:: YOUR INSTRUCTIONS ::
Give back exactly the lines from the beginning of the listing below to the line holding "for d in dias]", both ends included; the pictures stay out.

* BEGIN *

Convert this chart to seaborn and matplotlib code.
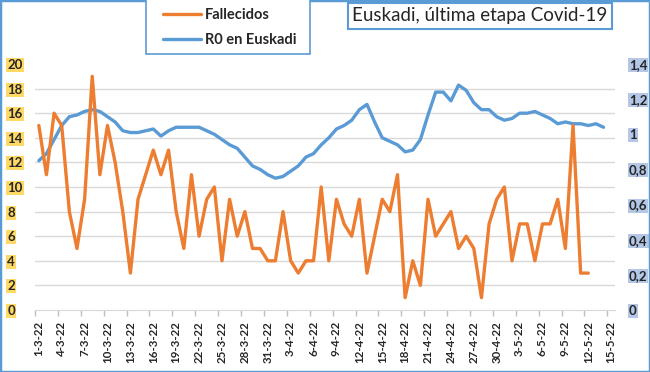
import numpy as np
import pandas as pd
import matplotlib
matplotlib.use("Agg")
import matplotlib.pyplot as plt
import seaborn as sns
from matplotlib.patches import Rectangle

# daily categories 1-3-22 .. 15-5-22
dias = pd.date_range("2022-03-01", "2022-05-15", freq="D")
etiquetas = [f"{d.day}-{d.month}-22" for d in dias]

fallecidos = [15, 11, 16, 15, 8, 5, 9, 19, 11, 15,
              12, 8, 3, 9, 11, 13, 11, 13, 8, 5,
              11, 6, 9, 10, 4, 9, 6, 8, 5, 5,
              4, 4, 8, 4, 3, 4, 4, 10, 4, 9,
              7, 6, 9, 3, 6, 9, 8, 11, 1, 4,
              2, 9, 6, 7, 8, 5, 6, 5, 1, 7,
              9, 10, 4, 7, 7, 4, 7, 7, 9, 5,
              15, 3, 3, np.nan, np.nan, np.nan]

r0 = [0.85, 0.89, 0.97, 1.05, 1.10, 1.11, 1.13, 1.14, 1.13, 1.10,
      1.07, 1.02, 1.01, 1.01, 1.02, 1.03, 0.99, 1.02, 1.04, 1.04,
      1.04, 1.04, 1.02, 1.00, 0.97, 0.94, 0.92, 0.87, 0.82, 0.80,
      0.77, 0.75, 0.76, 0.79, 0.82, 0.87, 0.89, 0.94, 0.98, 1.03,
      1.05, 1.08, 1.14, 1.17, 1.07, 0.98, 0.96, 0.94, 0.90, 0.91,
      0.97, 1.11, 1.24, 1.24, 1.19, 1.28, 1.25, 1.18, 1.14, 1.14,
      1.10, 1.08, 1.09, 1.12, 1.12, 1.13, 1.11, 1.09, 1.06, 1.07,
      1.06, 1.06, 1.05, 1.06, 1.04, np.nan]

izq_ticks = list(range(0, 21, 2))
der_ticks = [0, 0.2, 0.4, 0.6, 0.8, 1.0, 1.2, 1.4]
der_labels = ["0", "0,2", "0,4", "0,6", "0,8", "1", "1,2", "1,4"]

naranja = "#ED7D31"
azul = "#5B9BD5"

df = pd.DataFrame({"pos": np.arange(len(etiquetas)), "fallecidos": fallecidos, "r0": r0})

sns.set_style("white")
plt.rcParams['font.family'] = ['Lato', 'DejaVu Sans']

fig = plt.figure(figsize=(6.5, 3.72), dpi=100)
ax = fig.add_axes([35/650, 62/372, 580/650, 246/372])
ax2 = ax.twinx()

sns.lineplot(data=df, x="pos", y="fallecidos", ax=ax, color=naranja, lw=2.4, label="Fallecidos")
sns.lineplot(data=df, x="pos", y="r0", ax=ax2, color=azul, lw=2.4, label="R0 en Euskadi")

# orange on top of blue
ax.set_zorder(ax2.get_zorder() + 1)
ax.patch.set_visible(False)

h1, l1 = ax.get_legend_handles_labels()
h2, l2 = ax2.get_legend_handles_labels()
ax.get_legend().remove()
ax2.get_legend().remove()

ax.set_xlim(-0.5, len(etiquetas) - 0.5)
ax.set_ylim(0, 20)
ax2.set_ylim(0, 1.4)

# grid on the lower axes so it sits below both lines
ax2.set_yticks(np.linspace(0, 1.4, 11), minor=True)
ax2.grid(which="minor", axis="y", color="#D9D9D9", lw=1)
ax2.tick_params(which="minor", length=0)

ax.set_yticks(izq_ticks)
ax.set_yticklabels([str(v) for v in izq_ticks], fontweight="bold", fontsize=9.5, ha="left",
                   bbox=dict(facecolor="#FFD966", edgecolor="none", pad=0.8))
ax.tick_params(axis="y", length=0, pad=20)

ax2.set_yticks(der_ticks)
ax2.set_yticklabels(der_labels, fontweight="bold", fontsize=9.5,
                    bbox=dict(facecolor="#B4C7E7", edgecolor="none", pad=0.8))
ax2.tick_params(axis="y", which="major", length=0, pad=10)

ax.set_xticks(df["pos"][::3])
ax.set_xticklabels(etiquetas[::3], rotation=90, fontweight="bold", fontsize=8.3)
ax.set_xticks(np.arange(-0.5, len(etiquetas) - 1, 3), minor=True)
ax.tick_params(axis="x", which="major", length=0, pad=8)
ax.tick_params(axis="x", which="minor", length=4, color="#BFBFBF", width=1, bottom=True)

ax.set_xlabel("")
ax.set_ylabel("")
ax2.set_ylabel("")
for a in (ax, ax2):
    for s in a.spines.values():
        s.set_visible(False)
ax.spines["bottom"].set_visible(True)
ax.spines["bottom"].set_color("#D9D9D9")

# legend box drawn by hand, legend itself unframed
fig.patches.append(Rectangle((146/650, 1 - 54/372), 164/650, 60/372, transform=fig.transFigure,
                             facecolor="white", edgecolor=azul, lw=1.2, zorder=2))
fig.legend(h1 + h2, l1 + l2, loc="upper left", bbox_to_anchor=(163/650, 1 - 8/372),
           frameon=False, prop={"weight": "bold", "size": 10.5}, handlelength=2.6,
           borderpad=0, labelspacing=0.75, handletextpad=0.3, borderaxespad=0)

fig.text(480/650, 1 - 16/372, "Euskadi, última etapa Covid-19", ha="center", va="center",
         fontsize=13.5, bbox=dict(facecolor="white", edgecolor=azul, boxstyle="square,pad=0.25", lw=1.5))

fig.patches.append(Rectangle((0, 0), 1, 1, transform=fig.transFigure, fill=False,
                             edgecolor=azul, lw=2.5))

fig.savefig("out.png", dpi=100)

* END *

:: COMPLETE ANSWER ::
Convert this chart to seaborn and matplotlib code.
import numpy as np
import pandas as pd
import matplotlib
matplotlib.use("Agg")
import matplotlib.pyplot as plt
import seaborn as sns
from matplotlib.patches import Rectangle

# daily categories 1-3-22 .. 15-5-22
dias = pd.date_range("2022-03-01", "2022-05-15", freq="D")
etiquetas = [f"{d.day}-{d.month}-22" for d in dias]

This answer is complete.